Expanding upon each section of the data analysis, Edward explained in more detail how t-distributed stochastic neighbour embedding (t-SNE) plots were constructed and the density of points on the graph were used to delineate taxonomic bins in a reference-independent fashion. Then, using Kaiju, each taxonomic bin was filtered for cellular DNA “noise” and then screened for unique properties of phage genomes to determine which could be used for correction and draft genome construction. Edward said that initially they were having difficulty assembling the reads from each bin, but then upon examining the read length distribution he proposed that this may be due to the fact that whole viral genomes were captured in single reads. The next task was to convince himself this was true. In order to do this, read length distributions of each bin were compared with the overall distribution of sequence lengths in the sample, suggested that, indeed, whole viral genomes were covered in single reads. Furthermore, using pairwise comparisons of average nucleotide identity within each bin, Edward showed that many contained single viral genomes while others contained multiple, closely related viral genomes.

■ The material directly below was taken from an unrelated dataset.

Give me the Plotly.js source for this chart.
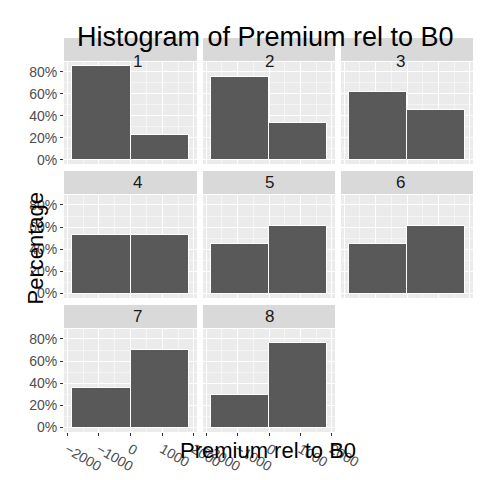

In the case of the former, one read was picked and polished using the rest of the reads within the cluster, while in the latter, reads from each average nucleotide sub-cluster were chosen as references and polished.

In order to validate these draft viral genomes, a number of checks were performed. A program called Virsorter was used to determine how many of the reads within each cluster were predicted to be of viral origin and this resulted in 100 % concordance. Furthermore, 95 % of the polished reads had 200 – 2000 bp direct terminal repeats, a feature very common in viral genomes. Pulse field gel electrophoresis of known oceanic phages were compared with the read length distributions of the suspected phage bins and the polished read lengths matched closely suggesting that whole viral genomes had actually been caught in single nanopore reads. Next homology between the polished reads and a number of environmental viral genome databases was calculated, showing that the majority of proposed genomes had significant homology known marine viral genomes. However, Edward pointed out that a number of novel viral genomes were detected in just these three samples and, although homology with known viral genomes was low, they had many of the characteristics of a complete phage genome.

Discussing the results of the depth study Edward showed that as depth increased, the proportion of phage genomes of unknown origins increased, but many at the 15M depth were reasonably well characterised taxonomically. Furthermore, many of the marker genes expected to be seen in viral populations could be detected in these draft genomes.

Edward then showed some short-read phage data and how these populations change across time and depth. This highlighted both dynamic and predictable patterns of ocean phage communities with some taxa appearing and disappearing sporadically while ecological patterns in others were relatively predictable.  Finishing this section Edward compared short read sequencing with nanopore sequencing on the exact same samples and showed that nanopore reads appear to recover rare phage types very efficiently.

In his closing remarks, Ed said that nanopore sequencing of viral metagenomic samples required no assembly, with many reads spanning whole viral genomes. In addition, nanopore sequencing efficiently recovers whole virus sequences from complex environmental samples and, compared with standard short read assembly methods, novel viral types seem to be recovered using a nanopore-based approach.